To do: Skip the pictures. Set down, word for word, the lines from the start of the material up to and including the line with "y0=py(hdr), y1=py(bot), line=dict(color=LINE, width=2)))".

Records with drawing code:
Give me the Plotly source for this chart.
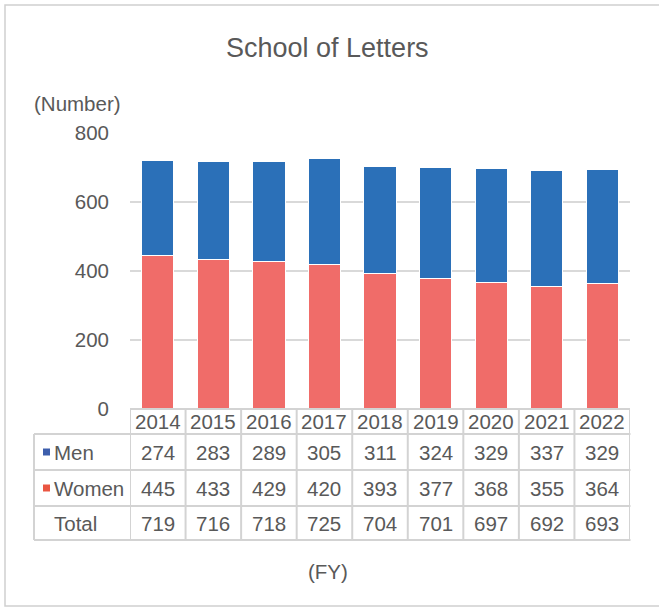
import plotly.graph_objects as go

years = ["2014", "2015", "2016", "2017", "2018", "2019", "2020", "2021", "2022"]
men = [274, 283, 289, 305, 311, 324, 329, 337, 329]
women = [445, 433, 429, 420, 393, 377, 368, 355, 364]
total = [719, 716, 718, 725, 704, 701, 697, 692, 693]
row_labels = ["Men", "Women", "Total"]

W, H = 659, 608
BLUE = "#2B70B8"
RED = "#F06C69"
LEG_BLUE = "#3D5EAC"
LEG_RED = "#EA5642"
TXT = "#595959"
LINE = "#D3D3D3"
FONT = "Liberation Sans, Arial, sans-serif"

def px(x):
    return x / W

def py(y):
    return 1 - y / H

fig = go.Figure()
fig.add_trace(go.Bar(x=years, y=women, name="Women", marker=dict(color=RED, line=dict(color="white", width=1)), width=0.58))
fig.add_trace(go.Bar(x=years, y=men, name="Men", marker=dict(color=BLUE, line=dict(color="white", width=1)), width=0.58))

shapes = []
ann = []

shapes.append(dict(type="rect", xref="paper", yref="paper", x0=px(5), x1=px(670), y0=py(606), y1=py(5),
                   line=dict(color="#D0D0D0", width=1.5), fillcolor="rgba(0,0,0,0)"))

top, hdr, r1, r2, bot = 409, 434, 470, 506, 540
left = 34
n = len(years)
shapes.append(dict(type="line", xref="x", yref="paper", x0=-0.5, x1=n - 0.5, y0=py(top), y1=py(top), line=dict(color=LINE, width=2)))
for yy in [hdr, r1, r2, bot]:
    shapes.append(dict(type="line", xref="paper", yref="paper", x0=px(left), x1=px(630.5), y0=py(yy), y1=py(yy), line=dict(color=LINE, width=2)))
for i in range(n + 1):
    shapes.append(dict(type="line", xref="x", yref="paper", x0=i - 0.5, x1=i - 0.5, y0=py(top), y1=py(bot), line=dict(color=LINE, width=2)))
shapes.append(dict(type="line", xref="paper", yref="paper", x0=px(left), x1=px(left), y0=py(hdr), y1=py(bot), line=dict(color=LINE, width=2)))

for (yc, col) in [((hdr + r1) / 2, LEG_BLUE), ((r1 + r2) / 2, LEG_RED)]:
    shapes.append(dict(type="rect", xref="paper", yref="paper", x0=px(43), x1=px(50), y0=py(yc + 3.5), y1=py(yc - 3.5),
                       line=dict(width=0), fillcolor=col))

fsz = 20.5
rows_y = [(top + hdr) / 2, (hdr + r1) / 2, (r1 + r2) / 2, (r2 + bot) / 2]
for i, yr in enumerate(years):
    ann.append(dict(x=i, xref="x", y=py(rows_y[0]), yref="paper", text=yr, showarrow=False,
                    font=dict(size=fsz, color=TXT, family=FONT), xanchor="center", yanchor="middle"))
    for vals, yc in [(men, rows_y[1]), (women, rows_y[2]), (total, rows_y[3])]:
        ann.append(dict(x=i, xref="x", y=py(yc), yref="paper", text=str(vals[i]), showarrow=False,
                        font=dict(size=fsz, color=TXT, family=FONT), xanchor="center", yanchor="middle"))
for lab, yc in zip(row_labels, rows_y[1:]):
    ann.append(dict(x=px(52), xref="paper", y=py(yc), yref="paper", text=lab, showarrow=False,
                    font=dict(size=fsz, color=TXT, family=FONT), xanchor="left", yanchor="middle"))

ann.append(dict(x=px(77), xref="paper", y=py(103), yref="paper", text="(Number)", showarrow=False,
                font=dict(size=fsz, color=TXT, family=FONT), xanchor="center", yanchor="middle"))
ann.append(dict(x=px(328), xref="paper", y=py(571), yref="paper", text="(FY)", showarrow=False,
                font=dict(size=fsz, color=TXT, family=FONT), xanchor="center", yanchor="middle"))
ann.append(dict(x=px(327), xref="paper", y=py(48), yref="paper", text="School of Letters", showarrow=False,
                font=dict(size=27, color=TXT, family=FONT), xanchor="center", yanchor="middle"))

fig.update_layout(
    width=W, height=H,
    autosize=False,
    margin=dict(l=0, r=0, t=0, b=0, pad=0, autoexpand=False),
    barmode="stack",
    showlegend=False,
    plot_bgcolor="white", paper_bgcolor="white",
    font=dict(family=FONT, color=TXT, size=fsz),
    xaxis=dict(type="category", domain=[px(130), px(630)], range=[-0.5, n - 0.5], showticklabels=False, showgrid=False,
               zeroline=False, showline=False, ticks="", automargin=False),
    yaxis=dict(domain=[py(409), py(133)], range=[0, 800], tickvals=[0, 200, 400, 600, 800],
               showgrid=True, gridcolor="#D9D9D9", gridwidth=2, zeroline=False, showline=False, automargin=False,
               ticks="", ticklabelstandoff=20, tickfont=dict(size=fsz, color=TXT, family=FONT)),
    shapes=shapes,
    annotations=ann,
)

fig.write_html("out.html", config={"displayModeBar": False},
               post_script="document.body.style.margin='0';")
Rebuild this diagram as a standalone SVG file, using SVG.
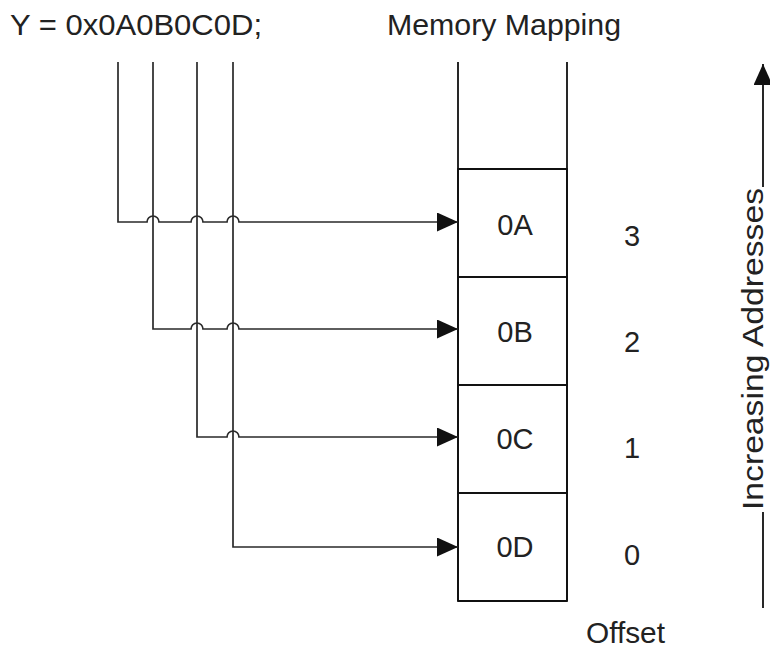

Answer to the task:
Give me the Plotly source for this chart.
import plotly.graph_objects as go

years = ["2014", "2015", "2016", "2017", "2018", "2019", "2020", "2021", "2022"]
men = [274, 283, 289, 305, 311, 324, 329, 337, 329]
women = [445, 433, 429, 420, 393, 377, 368, 355, 364]
total = [719, 716, 718, 725, 704, 701, 697, 692, 693]
row_labels = ["Men", "Women", "Total"]

W, H = 659, 608
BLUE = "#2B70B8"
RED = "#F06C69"
LEG_BLUE = "#3D5EAC"
LEG_RED = "#EA5642"
TXT = "#595959"
LINE = "#D3D3D3"
FONT = "Liberation Sans, Arial, sans-serif"

def px(x):
    return x / W

def py(y):
    return 1 - y / H

fig = go.Figure()
fig.add_trace(go.Bar(x=years, y=women, name="Women", marker=dict(color=RED, line=dict(color="white", width=1)), width=0.58))
fig.add_trace(go.Bar(x=years, y=men, name="Men", marker=dict(color=BLUE, line=dict(color="white", width=1)), width=0.58))

shapes = []
ann = []

shapes.append(dict(type="rect", xref="paper", yref="paper", x0=px(5), x1=px(670), y0=py(606), y1=py(5),
                   line=dict(color="#D0D0D0", width=1.5), fillcolor="rgba(0,0,0,0)"))

top, hdr, r1, r2, bot = 409, 434, 470, 506, 540
left = 34
n = len(years)
shapes.append(dict(type="line", xref="x", yref="paper", x0=-0.5, x1=n - 0.5, y0=py(top), y1=py(top), line=dict(color=LINE, width=2)))
for yy in [hdr, r1, r2, bot]:
    shapes.append(dict(type="line", xref="paper", yref="paper", x0=px(left), x1=px(630.5), y0=py(yy), y1=py(yy), line=dict(color=LINE, width=2)))
for i in range(n + 1):
    shapes.append(dict(type="line", xref="x", yref="paper", x0=i - 0.5, x1=i - 0.5, y0=py(top), y1=py(bot), line=dict(color=LINE, width=2)))
shapes.append(dict(type="line", xref="paper", yref="paper", x0=px(left), x1=px(left), y0=py(hdr), y1=py(bot), line=dict(color=LINE, width=2)))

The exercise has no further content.